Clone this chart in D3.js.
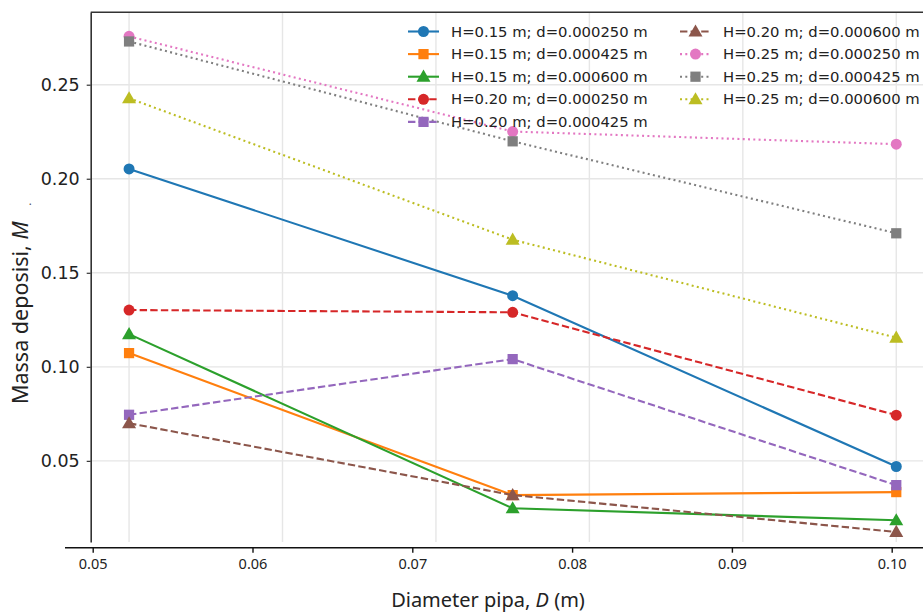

━━━━━━━━

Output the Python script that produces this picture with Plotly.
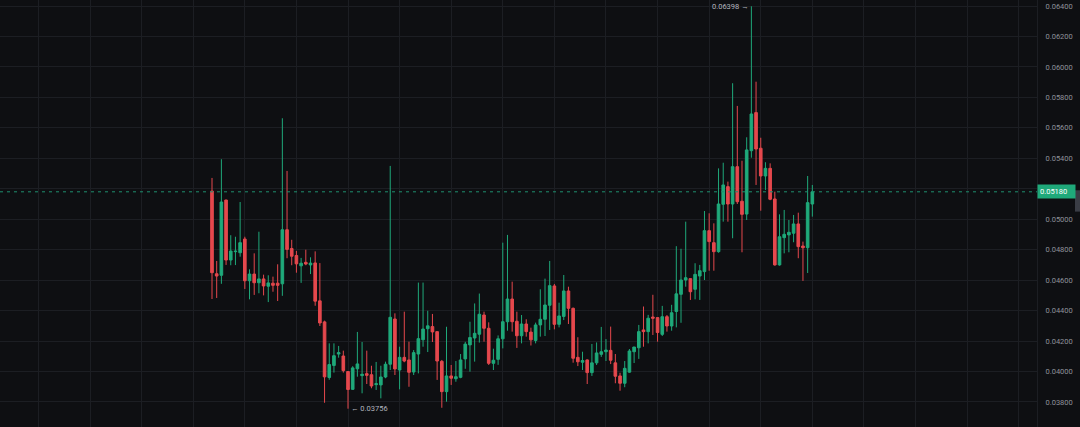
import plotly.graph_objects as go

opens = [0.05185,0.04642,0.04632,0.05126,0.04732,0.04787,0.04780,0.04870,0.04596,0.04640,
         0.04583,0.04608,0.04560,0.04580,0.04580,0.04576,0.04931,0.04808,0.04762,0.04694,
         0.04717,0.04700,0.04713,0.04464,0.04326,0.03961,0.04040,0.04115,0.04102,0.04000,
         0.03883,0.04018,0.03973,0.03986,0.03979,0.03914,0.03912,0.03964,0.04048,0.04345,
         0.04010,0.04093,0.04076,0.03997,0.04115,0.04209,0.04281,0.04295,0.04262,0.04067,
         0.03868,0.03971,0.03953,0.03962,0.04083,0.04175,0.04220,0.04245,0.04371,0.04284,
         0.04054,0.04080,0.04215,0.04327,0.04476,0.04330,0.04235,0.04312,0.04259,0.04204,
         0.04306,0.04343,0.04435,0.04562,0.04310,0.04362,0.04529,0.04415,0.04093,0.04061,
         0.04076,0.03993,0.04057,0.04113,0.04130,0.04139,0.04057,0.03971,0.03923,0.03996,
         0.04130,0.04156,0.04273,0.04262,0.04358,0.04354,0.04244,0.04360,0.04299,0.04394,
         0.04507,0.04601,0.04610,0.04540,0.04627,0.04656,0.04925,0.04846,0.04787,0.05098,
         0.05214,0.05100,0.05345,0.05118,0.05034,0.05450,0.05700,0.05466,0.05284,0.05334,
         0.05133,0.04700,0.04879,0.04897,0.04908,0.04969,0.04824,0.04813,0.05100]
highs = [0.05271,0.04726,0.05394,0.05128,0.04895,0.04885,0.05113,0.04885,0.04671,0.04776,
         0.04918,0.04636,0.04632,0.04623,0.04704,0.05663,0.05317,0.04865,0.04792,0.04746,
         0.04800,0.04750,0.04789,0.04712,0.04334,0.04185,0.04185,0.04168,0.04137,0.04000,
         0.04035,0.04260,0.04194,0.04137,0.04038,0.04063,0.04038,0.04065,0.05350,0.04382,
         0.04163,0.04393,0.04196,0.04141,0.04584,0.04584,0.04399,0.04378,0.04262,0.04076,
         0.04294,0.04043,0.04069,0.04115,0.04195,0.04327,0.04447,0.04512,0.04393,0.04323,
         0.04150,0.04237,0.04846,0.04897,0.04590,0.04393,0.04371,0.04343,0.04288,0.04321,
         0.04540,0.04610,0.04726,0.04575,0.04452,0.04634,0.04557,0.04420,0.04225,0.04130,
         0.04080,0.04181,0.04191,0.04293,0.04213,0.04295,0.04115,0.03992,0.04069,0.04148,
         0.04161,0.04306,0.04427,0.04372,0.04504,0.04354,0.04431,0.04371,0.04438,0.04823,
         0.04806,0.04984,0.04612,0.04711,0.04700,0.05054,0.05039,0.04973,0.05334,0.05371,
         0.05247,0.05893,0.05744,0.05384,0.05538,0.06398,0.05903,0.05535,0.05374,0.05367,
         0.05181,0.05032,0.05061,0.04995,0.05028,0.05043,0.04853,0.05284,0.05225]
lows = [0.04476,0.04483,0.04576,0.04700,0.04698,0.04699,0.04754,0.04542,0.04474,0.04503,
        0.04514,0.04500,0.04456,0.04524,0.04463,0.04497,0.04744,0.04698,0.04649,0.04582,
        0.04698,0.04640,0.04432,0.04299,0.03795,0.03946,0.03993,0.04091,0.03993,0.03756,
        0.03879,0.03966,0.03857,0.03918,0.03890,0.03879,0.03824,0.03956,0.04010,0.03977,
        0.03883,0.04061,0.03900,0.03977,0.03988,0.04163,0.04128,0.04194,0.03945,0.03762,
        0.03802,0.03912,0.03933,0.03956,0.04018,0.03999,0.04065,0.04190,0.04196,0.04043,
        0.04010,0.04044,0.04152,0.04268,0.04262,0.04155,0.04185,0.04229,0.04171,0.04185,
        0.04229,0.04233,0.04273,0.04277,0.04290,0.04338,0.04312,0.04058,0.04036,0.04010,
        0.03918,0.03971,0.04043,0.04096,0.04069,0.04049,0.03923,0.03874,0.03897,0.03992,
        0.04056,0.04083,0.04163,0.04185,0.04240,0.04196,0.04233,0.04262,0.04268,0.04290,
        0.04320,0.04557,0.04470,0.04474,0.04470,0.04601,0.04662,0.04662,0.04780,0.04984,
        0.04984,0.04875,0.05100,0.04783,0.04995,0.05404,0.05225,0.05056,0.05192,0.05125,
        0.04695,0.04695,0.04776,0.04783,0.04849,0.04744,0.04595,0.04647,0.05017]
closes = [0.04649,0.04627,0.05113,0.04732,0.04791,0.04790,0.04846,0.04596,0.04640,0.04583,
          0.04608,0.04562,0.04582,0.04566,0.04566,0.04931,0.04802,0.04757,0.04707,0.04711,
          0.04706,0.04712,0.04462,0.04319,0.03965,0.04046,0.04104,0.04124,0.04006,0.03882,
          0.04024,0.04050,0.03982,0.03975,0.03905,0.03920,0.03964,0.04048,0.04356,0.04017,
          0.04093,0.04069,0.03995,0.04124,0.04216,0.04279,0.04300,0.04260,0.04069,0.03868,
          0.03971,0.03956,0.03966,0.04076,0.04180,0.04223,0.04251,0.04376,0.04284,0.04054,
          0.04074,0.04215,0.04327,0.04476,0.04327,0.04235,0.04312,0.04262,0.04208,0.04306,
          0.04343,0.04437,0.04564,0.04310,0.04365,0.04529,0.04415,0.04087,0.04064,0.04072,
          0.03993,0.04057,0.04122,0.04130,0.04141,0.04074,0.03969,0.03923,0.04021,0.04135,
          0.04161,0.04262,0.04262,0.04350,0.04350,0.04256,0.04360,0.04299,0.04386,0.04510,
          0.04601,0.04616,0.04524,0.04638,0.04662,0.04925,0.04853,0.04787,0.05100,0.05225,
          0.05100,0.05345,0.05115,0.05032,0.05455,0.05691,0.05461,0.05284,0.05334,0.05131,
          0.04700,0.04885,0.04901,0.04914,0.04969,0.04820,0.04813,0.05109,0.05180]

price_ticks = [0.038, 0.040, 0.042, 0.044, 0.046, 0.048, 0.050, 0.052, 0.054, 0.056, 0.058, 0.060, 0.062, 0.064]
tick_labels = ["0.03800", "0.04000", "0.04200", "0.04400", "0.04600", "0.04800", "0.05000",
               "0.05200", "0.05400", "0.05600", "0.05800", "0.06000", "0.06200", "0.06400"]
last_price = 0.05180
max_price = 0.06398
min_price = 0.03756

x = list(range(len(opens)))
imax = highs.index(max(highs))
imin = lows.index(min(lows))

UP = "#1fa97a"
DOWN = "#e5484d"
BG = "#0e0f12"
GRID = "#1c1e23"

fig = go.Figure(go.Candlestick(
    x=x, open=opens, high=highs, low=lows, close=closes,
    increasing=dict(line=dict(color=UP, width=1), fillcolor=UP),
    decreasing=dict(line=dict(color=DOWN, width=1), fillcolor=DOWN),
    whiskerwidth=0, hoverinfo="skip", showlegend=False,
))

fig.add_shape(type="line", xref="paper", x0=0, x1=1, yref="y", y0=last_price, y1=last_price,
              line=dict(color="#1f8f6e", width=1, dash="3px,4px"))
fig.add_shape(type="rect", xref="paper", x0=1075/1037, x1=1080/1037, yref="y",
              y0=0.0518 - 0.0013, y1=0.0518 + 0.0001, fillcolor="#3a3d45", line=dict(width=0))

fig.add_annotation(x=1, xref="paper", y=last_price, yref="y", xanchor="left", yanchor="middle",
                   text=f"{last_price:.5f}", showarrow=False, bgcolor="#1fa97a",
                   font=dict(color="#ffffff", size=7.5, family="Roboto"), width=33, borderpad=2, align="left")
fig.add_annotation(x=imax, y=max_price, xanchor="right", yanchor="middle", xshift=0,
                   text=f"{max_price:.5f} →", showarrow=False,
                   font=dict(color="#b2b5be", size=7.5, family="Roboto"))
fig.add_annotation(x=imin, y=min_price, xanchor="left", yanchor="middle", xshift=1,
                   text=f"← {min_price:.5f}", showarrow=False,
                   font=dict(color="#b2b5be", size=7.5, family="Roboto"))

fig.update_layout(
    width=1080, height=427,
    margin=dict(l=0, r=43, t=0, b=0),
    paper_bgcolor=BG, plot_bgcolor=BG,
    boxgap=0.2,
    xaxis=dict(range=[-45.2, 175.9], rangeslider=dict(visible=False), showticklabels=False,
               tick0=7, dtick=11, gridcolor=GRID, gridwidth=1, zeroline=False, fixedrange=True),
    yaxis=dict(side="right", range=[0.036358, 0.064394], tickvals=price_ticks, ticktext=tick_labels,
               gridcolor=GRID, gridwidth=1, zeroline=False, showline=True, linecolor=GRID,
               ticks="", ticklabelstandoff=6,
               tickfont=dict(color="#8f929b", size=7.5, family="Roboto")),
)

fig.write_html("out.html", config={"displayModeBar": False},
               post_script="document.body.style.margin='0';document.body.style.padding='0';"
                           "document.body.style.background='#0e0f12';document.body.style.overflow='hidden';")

━━━━━━━━

Begin with the line that contains "Output the Python", end with the line that contains "import plotly.graph_objects as go", and set down every line in that range exactly as it stands, minus the pictures.

Output the Python script that produces this picture with Plotly.
import plotly.graph_objects as go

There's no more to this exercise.